> [Instructions for the task]
Look through the data below and output, unchanged, every line from the one holding "Write the Plotly code for this chart." through the one holding "orient_vals = [35.2, 27.4, 21.4, 5.6, 5.1, 0.7, 2.0, 2.6]", inclusive. Skip the pictures.

--- start Available records ---

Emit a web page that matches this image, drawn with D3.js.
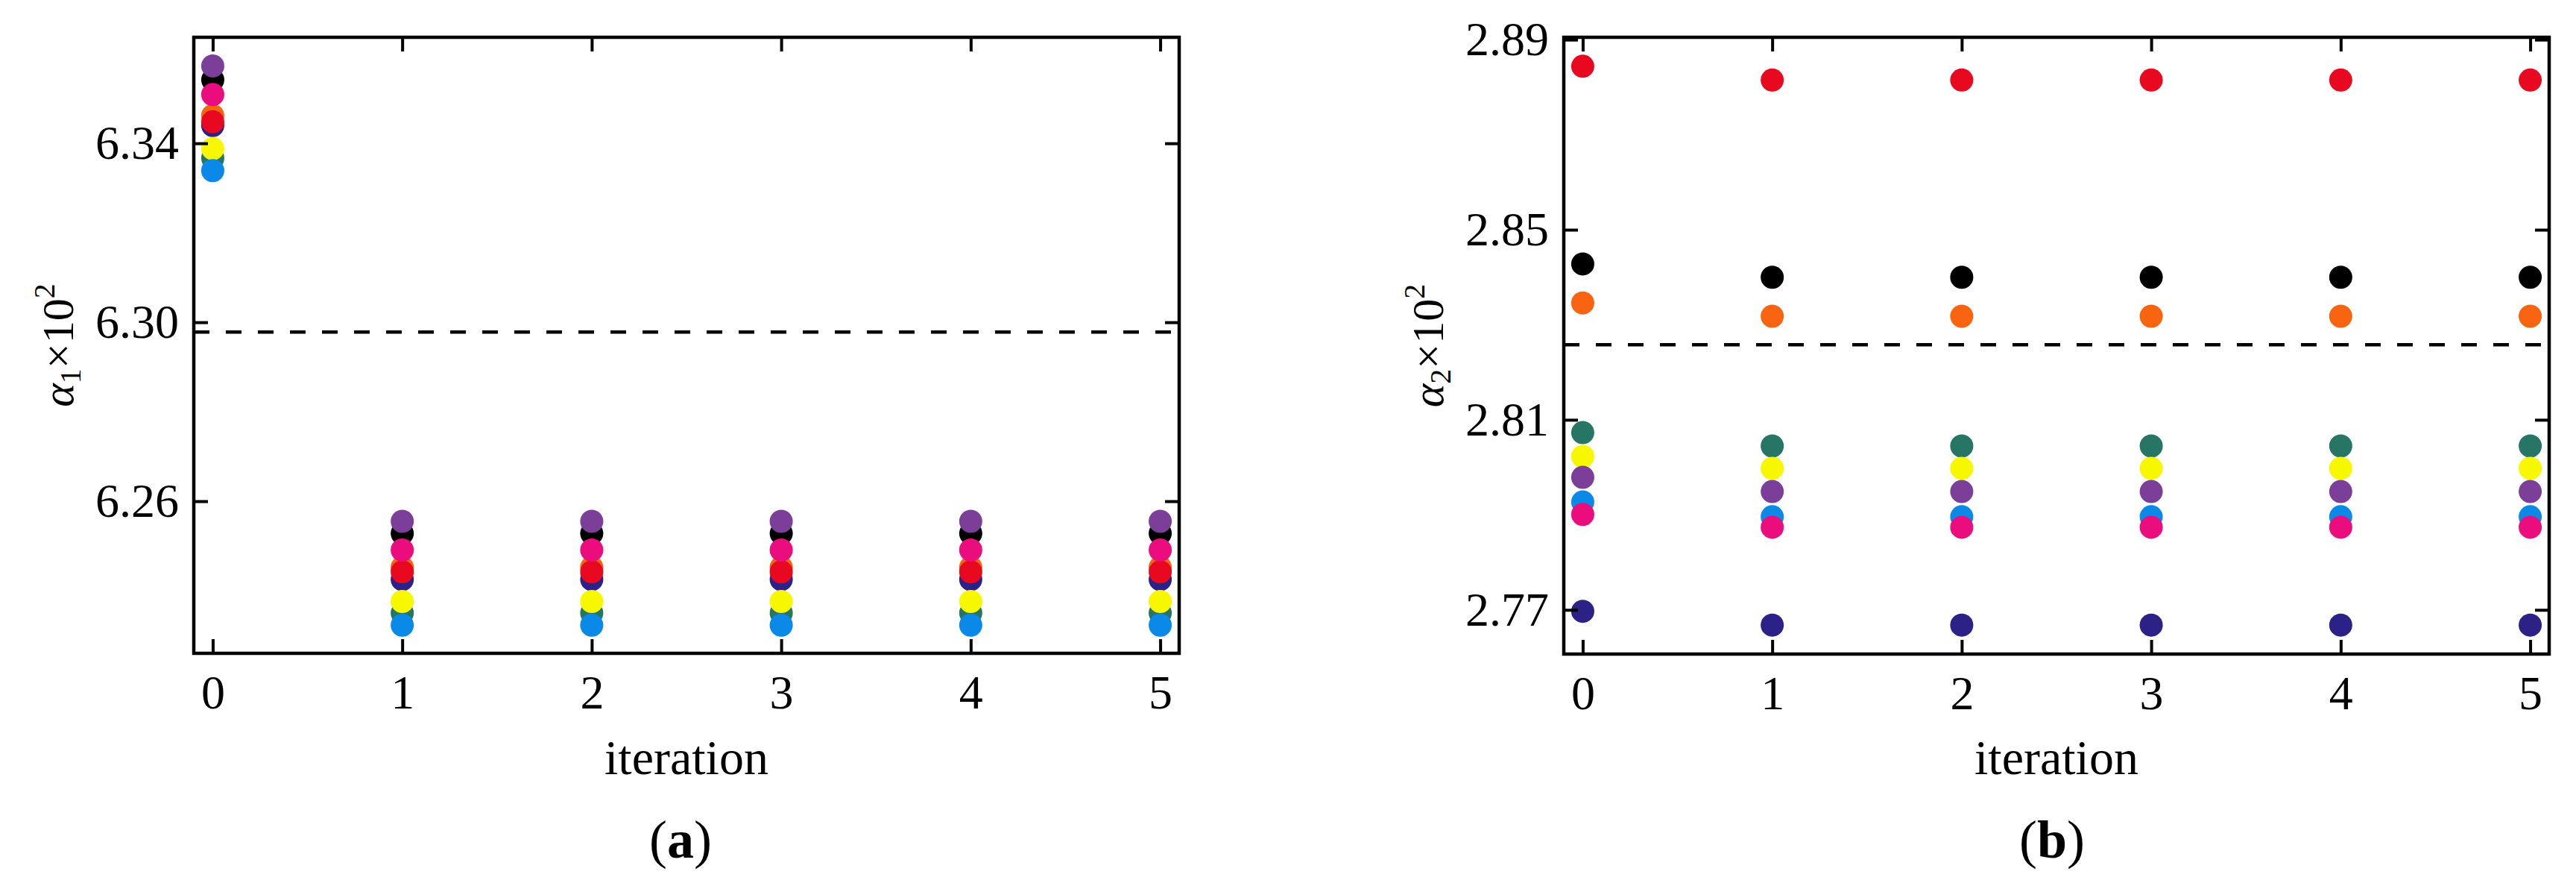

--- end Available records ---
--- start Available records ---

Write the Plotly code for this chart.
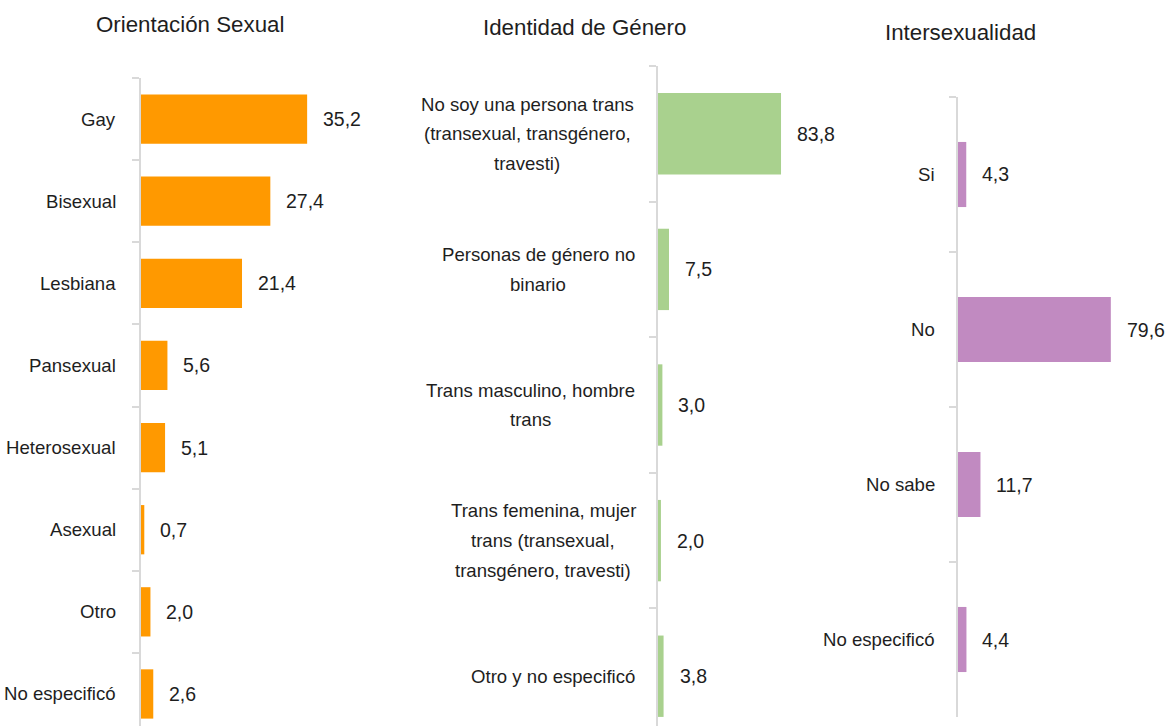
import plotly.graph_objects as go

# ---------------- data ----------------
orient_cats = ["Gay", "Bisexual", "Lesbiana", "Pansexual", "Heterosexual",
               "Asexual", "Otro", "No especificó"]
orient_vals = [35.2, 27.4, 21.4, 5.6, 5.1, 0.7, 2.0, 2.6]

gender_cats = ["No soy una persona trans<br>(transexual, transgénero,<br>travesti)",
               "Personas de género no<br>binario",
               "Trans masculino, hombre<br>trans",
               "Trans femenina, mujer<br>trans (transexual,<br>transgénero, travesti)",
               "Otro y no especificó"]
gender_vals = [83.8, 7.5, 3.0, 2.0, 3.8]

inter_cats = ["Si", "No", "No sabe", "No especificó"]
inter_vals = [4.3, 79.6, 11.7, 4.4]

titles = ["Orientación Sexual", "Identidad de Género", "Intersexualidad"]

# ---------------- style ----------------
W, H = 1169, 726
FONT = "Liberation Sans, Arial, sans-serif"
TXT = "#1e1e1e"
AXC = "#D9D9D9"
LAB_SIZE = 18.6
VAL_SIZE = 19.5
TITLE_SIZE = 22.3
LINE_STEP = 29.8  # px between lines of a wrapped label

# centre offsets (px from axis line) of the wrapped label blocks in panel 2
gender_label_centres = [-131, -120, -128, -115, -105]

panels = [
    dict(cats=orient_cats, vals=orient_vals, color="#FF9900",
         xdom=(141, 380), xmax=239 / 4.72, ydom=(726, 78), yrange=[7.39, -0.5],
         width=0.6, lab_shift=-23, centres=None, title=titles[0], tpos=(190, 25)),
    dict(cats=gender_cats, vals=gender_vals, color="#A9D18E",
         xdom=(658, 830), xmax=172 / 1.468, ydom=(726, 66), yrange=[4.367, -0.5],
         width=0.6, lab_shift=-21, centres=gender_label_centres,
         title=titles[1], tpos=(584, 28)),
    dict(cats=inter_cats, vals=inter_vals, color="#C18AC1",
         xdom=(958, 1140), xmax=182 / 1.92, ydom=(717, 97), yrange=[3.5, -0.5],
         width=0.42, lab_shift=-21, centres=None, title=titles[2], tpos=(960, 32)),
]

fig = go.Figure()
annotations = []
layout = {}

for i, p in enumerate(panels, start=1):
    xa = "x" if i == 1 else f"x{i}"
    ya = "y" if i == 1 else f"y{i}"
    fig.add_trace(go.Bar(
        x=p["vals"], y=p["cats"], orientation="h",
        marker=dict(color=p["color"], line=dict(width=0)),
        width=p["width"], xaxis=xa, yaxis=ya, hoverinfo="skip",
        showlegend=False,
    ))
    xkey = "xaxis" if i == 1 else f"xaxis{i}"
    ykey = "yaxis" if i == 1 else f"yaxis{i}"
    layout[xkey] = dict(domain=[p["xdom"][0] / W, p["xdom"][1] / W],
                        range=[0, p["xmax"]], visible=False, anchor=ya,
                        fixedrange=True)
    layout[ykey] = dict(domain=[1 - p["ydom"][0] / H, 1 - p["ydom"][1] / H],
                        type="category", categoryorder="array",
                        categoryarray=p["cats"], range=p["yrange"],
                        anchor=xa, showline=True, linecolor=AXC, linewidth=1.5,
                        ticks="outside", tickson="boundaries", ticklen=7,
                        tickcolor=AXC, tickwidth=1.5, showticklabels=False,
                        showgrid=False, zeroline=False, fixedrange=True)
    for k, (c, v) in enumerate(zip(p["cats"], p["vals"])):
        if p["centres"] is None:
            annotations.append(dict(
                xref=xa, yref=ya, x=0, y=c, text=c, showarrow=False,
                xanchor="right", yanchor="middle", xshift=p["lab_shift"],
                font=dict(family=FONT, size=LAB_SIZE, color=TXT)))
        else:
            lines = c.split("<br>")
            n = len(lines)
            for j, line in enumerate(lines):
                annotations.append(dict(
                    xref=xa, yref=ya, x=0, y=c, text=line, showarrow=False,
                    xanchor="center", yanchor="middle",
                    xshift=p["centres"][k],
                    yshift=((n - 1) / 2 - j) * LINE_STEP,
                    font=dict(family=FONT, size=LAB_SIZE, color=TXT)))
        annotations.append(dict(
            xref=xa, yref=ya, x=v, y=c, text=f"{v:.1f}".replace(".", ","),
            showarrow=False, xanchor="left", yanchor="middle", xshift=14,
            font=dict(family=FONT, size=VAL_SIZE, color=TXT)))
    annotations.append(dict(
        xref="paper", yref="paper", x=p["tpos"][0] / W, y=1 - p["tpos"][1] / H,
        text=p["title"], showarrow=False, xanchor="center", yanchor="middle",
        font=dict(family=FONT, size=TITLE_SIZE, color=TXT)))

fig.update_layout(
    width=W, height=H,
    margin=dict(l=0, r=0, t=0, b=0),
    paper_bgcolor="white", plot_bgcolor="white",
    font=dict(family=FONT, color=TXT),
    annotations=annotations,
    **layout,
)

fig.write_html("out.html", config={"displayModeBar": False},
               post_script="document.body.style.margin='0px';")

--- end Available records ---

> [Written solution]
Write the Plotly code for this chart.
import plotly.graph_objects as go

# ---------------- data ----------------
orient_cats = ["Gay", "Bisexual", "Lesbiana", "Pansexual", "Heterosexual",
               "Asexual", "Otro", "No especificó"]
orient_vals = [35.2, 27.4, 21.4, 5.6, 5.1, 0.7, 2.0, 2.6]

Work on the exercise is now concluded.